The equation of the normal to the curve $3 x^{2}-y^{2}=8$ which is parallel to $x+3 y=k$ is
A. $x-3 y=8$
B. $x-3 y+8=0$
C. $x+3 y \pm 8=0$
D. $x=3 y=0$
Given that the normal to the curve $3 x^{2}-y^{2}=8$ which is parallel to $x+3 y=k$.
Let $(a, b)$ be the point of intersection of both the curve.

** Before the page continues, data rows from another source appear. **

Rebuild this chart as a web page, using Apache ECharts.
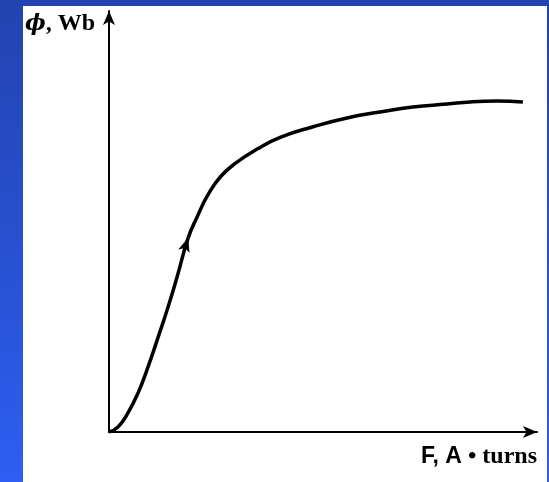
<!DOCTYPE html>
<html>
<head>
<meta charset="utf-8">
<script src="https://cdn.jsdelivr.net/npm/echarts@6/dist/echarts.min.js"></script>
<style>
html,body{margin:0;padding:0;width:549px;height:482px;overflow:hidden;}
body{background:linear-gradient(to bottom,#2244b0 0%,#2850d0 50%,#2e5ef2 100%);position:relative;}
#chart{position:absolute;left:23px;top:6px;width:524px;height:476px;background:#ffffff;}
</style>
</head>
<body>
<div id="chart"></div>
<script>
// Magnetization curve: F (A·turns) vs flux phi (Wb), relative units
var fValues   = [0, 2.1, 4.4, 6.8, 9.1, 11.5, 13.8, 15.9, 18.5, 20.6, 23.1, 26.2, 29.9, 34.6, 40.0, 47.7, 55.6, 63.3, 71.0, 79.0, 84.4, 90.7, 96.7];
var phiValues = [0, 1.2, 4.5, 9.3, 15.4, 22.6, 29.7, 36.8, 46.1, 51.1, 56.3, 60.8, 64.1, 67.2, 70.0, 72.5, 74.6, 76.0, 77.2, 77.9, 78.4, 78.6, 78.4];
var arrowPoint = [18.5, 46.1];
var yLabelSym = 'ϕ';
var yLabelRest = ', Wb';
var xLabelA = 'F, A';
var xLabelB = ' • turns';

var chart = echarts.init(document.getElementById('chart'));
var pts = fValues.map(function (f, i) { return [f, phiValues[i]]; });
chart.setOption({
  animation: false,
  backgroundColor: '#ffffff',
  grid: {left: 86, right: 10, top: 5, bottom: 50},
  xAxis: {
    type: 'value', min: 0, max: 100,
    axisLine: {show: true, symbol: ['none', 'arrow'], symbolSize: [9, 14], lineStyle: {color: '#000', width: 2}},
    axisTick: {show: false}, axisLabel: {show: false}, splitLine: {show: false}
  },
  yAxis: {
    type: 'value', min: 0, max: 100,
    axisLine: {show: true, symbol: ['none', 'arrow'], symbolSize: [9, 14], lineStyle: {color: '#000', width: 2}},
    axisTick: {show: false}, axisLabel: {show: false}, splitLine: {show: false}
  },
  series: [{
    type: 'line',
    data: pts,
    smooth: 0.5,
    showSymbol: false,
    lineStyle: {color: '#000', width: 3.5},
    markPoint: {
      symbol: 'arrow',
      symbolSize: [9, 14],
      symbolRotate: -18,
      itemStyle: {color: '#000'},
      label: {show: false},
      data: [{coord: arrowPoint}]
    }
  }],
  graphic: [
    {type: 'text', left: 2, top: 6, style: {
      text: '{p|' + yLabelSym + '}{r|' + yLabelRest + '}',
      rich: {
        p: {font: 'italic bold 22px "DejaVu Serif", serif', fill: '#000'},
        r: {font: 'bold 24px "Liberation Serif", serif', fill: '#000'}
      }
    }},
    {type: 'text', right: 10, top: 439, style: {
      text: '{a|' + xLabelA + '}{b|' + xLabelB + '}',
      rich: {
        a: {font: 'bold 23px "Liberation Sans", sans-serif', fill: '#000'},
        b: {font: 'bold 24px "Liberation Serif", serif', fill: '#000'}
      }
    }}
  ]
});
</script>
</body>
</html>
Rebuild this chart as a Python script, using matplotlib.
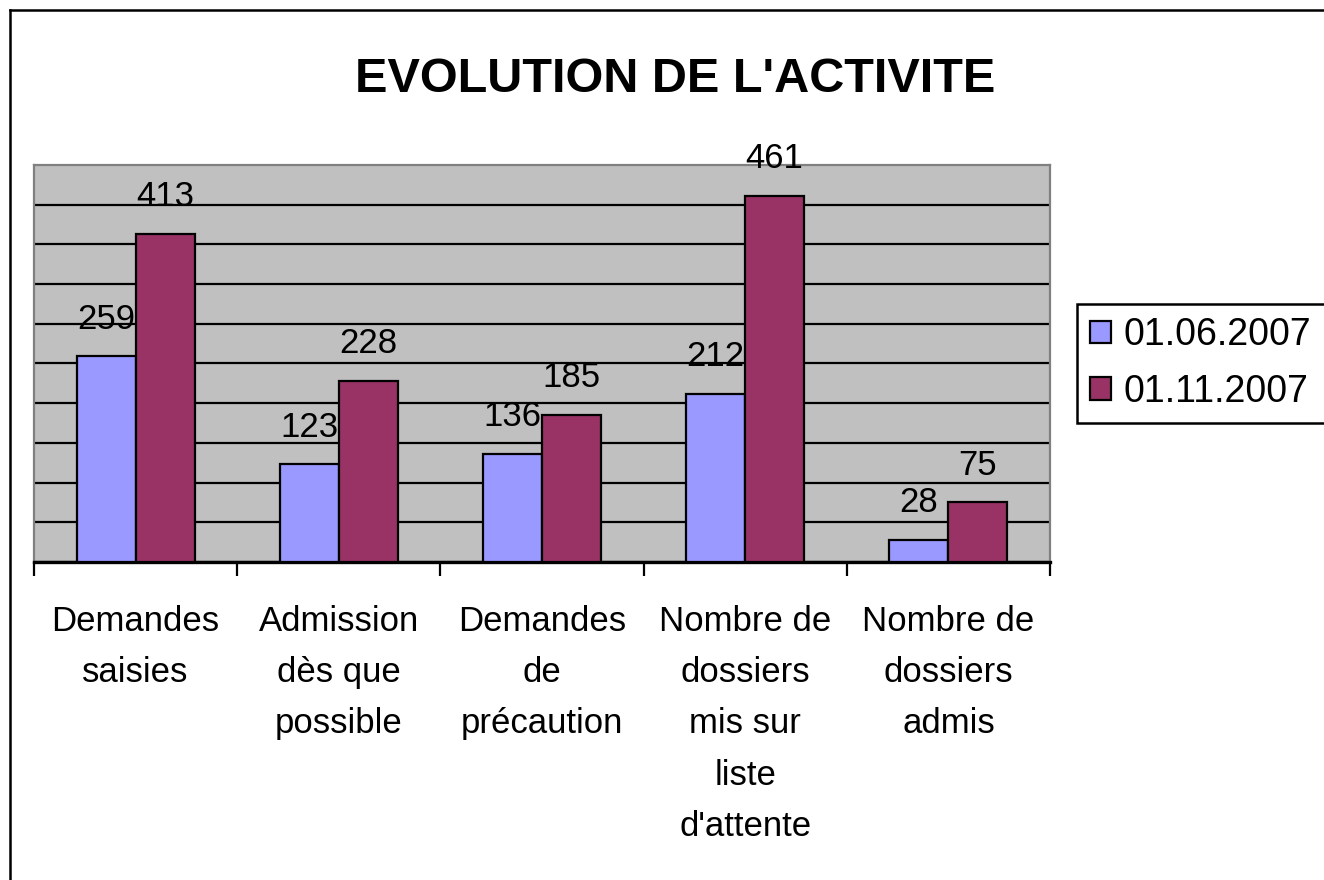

$\Rightarrow 3 a^{2}-b^{2}=8 \ldots(1)$
and $a+3 b=k \ldots(2)$
Now, $3 x^{2}-y^{2}=8$
On differentiating w.r.t. $x$,
$6 x-2 y \frac{d y}{d x}=0$
$\Rightarrow \frac{d y}{d x}=\frac{3 x}{y}$
Slope of the tangent at $(a, b)=\frac{3 a}{b}$
Slope of the normal at $(a, b)=\frac{-b}{3 a}$
Slope of normal = Slope of the line
$\Rightarrow \frac{-b}{3 a}=\frac{-1}{3}$
$\Rightarrow \mathrm{b}=\mathrm{a} \ldots .(3)$
Put (3) in (1),
$3 a^{2}-a^{2}=8$
$\Rightarrow 2 a^{2}=8$
$\Rightarrow a=\pm 2$
Case: 1
When $a=2, b=2$
$\Rightarrow x+3 y=k$
$\Rightarrow k=8$
Case: 2
When $a=-2, b=-2$
$\Rightarrow x+3 y=k$
$\Rightarrow k=-8$
From both the cases,
The equation of the normal to the curve $3 x^{2}-y^{2}=8$ which is parallel to $x+3 y=k$ is $x+3 y=\pm 8$.